Shaun Thomas in a recent blog complained about INSERTs running a magnitude slower on Postgres-XL as compared to vanilla PostgreSQL. There is already a way to improve performance for sequences, but it’s clearly not well advertised. I thought this is a good opportunity to explain the facility.
Postgres-XL provides a user-settable GUC called sequence_range. Every backend requests a block of sequence values as controlled by this GUC. Given that COPY is popularly used to bulk load data in Postgres, Postgres-XL automatically overrides this GUC during COPY operation and sets it to 1000, thus dramatically improving COPY performance. Unfortunately, for regular INSERTs, the default is 1 and unless user explicitly sets sequence_range to a reasonably higher value, INSERT performance suffers. Here is an example, using the same sample schema as used by Shaun in his blog post.
CREATE TABLE sensor_log ( sensor_log_id SERIAL PRIMARY KEY, location VARCHAR NOT NULL, reading BIGINT NOT NULL, reading_date TIMESTAMP NOT NULL ) DISTRIBUTE BY HASH (sensor_log_id); postgres=# \timing Timing is on. postgres=# INSERT INTO sensor_log (location, reading, reading_date) SELECT s.id % 1000, s.id % 100, now() - (s.id || 's')::INTERVAL FROM generate_series(1, 40000) s(id); INSERT 0 40000 Time: 12067.911 ms postgres=# set sequence_range TO 1000; SET Time: 1.231 ms postgres=# INSERT INTO sensor_log (location, reading, reading_date) SELECT s.id % 1000, s.id % 100, now() - (s.id || 's')::INTERVAL FROM generate_series(1, 40000) s(id); INSERT 0 40000 Time: 397.406 ms
So by appropriately setting sequence_range to 1000, performance of the INSERT query improved by nearly 30 times.
When this feature was added, the default value of sequence_range GUC was set to 1 because it can leave holes in the sequence values. But looking at the performance implications for a very common use case, we decided to increase the default to 1000 and this has now been committed to the XL9_5_STABLE branch of the repository.
Its important to note that while a high value of sequence_range will improve performance for sequences and serials, it can also leave large holes in sequence ranges since the sequence ranges are cached at a backend level.

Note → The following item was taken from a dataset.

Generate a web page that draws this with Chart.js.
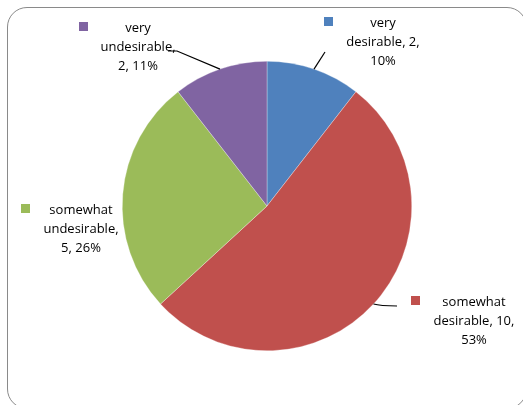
<!DOCTYPE html>
<html>
<head>
<meta charset="utf-8">
<script src="https://cdn.jsdelivr.net/npm/chart.js@4/dist/chart.umd.min.js"></script>
<style>
  html, body { margin: 0; padding: 0; background: #fff; }
  #wrap { position: relative; width: 523px; height: 405px; overflow: hidden; }
  #frame {
    position: absolute; left: 7px; top: 7px; width: 520px; height: 402px;
    border: 1.5px solid #8a8a8a; border-radius: 20px; box-sizing: border-box;
  }
  canvas { position: absolute; left: 0; top: 0; }
</style>
</head>
<body>
<div id="wrap">
  <div id="frame"></div>
  <canvas id="pie" width="523" height="405"></canvas>
</div>
<script>
const categories = ['very desirable', 'somewhat desirable', 'somewhat undesirable', 'very undesirable'];
const counts = [2, 10, 5, 2];
const percentLabels = ['10%', '53%', '26%', '11%'];
const sliceColors = ['#4F81BD', '#C0504D', '#9BBB59', '#8064A2'];

// label text split into lines the way the picture wraps them
const labelLines = [
    ['very', 'desirable, ' + counts[0] + ',', percentLabels[0]],
    ['somewhat', 'desirable, ' + counts[1] + ',', percentLabels[1]],
    ['somewhat', 'undesirable,', counts[2] + ', ' + percentLabels[2]],
    ['very', 'undesirable,', counts[3] + ', ' + percentLabels[3]]
];

// layout of the label blocks: text centre x, first line y, key square position, leader end points
const labelLayout = [
    { cx: 383, y: 23, key: [324, 17], leader: [[325, 52]] },
    { cx: 474, y: 302, key: [411, 296], leader: [[386, 306], [397, 306]], curve: true },
    { cx: 81, y: 210, key: [21, 204], leader: null },
    { cx: 138, y: 28, key: [79, 22], leader: [[177, 51], [168, 51]] }
];

const labelPlugin = {
    id: 'excelLabels',
    afterDraw(chart) {
        const c = chart.ctx;
        const arcs = chart.getDatasetMeta(0).data;
        c.save();
        arcs.forEach((arc, i) => {
            const lay = labelLayout[i];
            if (lay.leader) {
                const mid = (arc.startAngle + arc.endAngle) / 2;
                const sx = arc.x + arc.outerRadius * Math.cos(mid);
                const sy = arc.y + arc.outerRadius * Math.sin(mid);
                c.beginPath();
                c.strokeStyle = '#000';
                c.lineWidth = 1.2;
                c.moveTo(sx, sy);
                if (lay.curve) {
                    c.quadraticCurveTo(lay.leader[0][0] - 6, lay.leader[0][1], lay.leader[1][0], lay.leader[1][1]);
                } else {
                    lay.leader.forEach(p => c.lineTo(p[0], p[1]));
                }
                c.stroke();
            }
            c.fillStyle = sliceColors[i];
            c.fillRect(lay.key[0], lay.key[1], 9, 9);

            c.fillStyle = '#000';
            c.font = '13px "Open Sans", sans-serif';
            c.textAlign = 'center';
            c.textBaseline = 'middle';
            labelLines[i].forEach((t, k) => c.fillText(t, lay.cx, lay.y + k * 19.3));
        });
        c.restore();
    }
};

new Chart(document.getElementById('pie'), {
    type: 'pie',
    data: {
        labels: categories,
        datasets: [{
            data: counts,
            backgroundColor: sliceColors,
            borderColor: 'rgba(255,255,255,0.6)',
            borderWidth: 0.5,
            hoverOffset: 0
        }]
    },
    options: {
        responsive: false,
        animation: false,
        layout: { padding: { left: 122, right: 111, top: 61, bottom: 54 } },
        plugins: {
            legend: { display: false },
            tooltip: { enabled: false }
        }
    },
    plugins: [labelPlugin]
});
</script>
</body>
</html>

To address this issue, Postgres-XL starts with the specified CACHE parameter value used at sequence creation time and doubles it every time (limited by sequence_range) if sequences are being consumed at a very high rate.
Similar improvement can also be achieved by increasing the CACHE parameter value of the sequence so that a chunk of sequence values are cached at the backend level. Following example shows how to do that for a serial column. But the sequence_range GUC provides an easy way to override the global default and also ensures that the sequences are cached only when they are getting incremented very rapidly.

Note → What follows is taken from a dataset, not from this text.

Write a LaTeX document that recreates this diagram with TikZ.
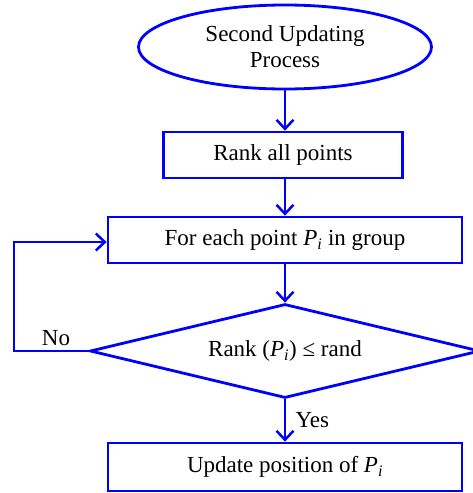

postgres=# ALTER SEQUENCE sensor_log_sensor_log_id_seq CACHE 1000; ALTER SEQUENCE Time: 8.683 ms postgres=# SET sequence_range TO 1; SET Time: 2.341 ms postgres=# INSERT INTO sensor_log (location, reading, reading_date) SELECT s.id % 1000, s.id % 100, now() - (s.id || 's')::INTERVAL FROM generate_series(1, 40000) s(id); INSERT 0 40000 Time: 418.068 ms
You may choose any of these techniques to improve the performance. Though now that the default value of sequence_range is changed to 1000, not many users may see the difference in performance.
Is there a reason to choose this technique over UUIDs? I ask because other products with the same requirement to independently generate non-colliding IDs (ex. MongoDB) use UUIDs instead of SERIAL (or equivalent) + logic-to-avoid-collisions. I have recommended UUIDs to customers, but have never done any testing, so I am wondering what your test results were. Thanks!
Since Postgres-XL has a notion of a centralised GTM, it was far easier to leverage that for this purpose. This also allows us to stay as close to PostgreSQL as possible with respect to sequence semantics. But yeah, we had thought about this possibility of partitioning the namespace to avoid collision. Another challenge of course is that XL supports extendable clusters. So when new nodes are added to the cluster, we would need to remap the namespace. Using GTM for tracking sequences helped solve some of these problems.
How about using multiple GTM server (or multithread)?
If we use 3 GTM, the sequences would be like this:
This would increase performance as we need no coordination between sequences.
This technique used at galera cluster.
What about something similar to this?
With the shard being some ID that postgres-xl assigns?
Not bad! Good to know a few ways around this. 🙂
Thanks Shaun! With these tweaks, I hope you will find performance much better next time you try 🙂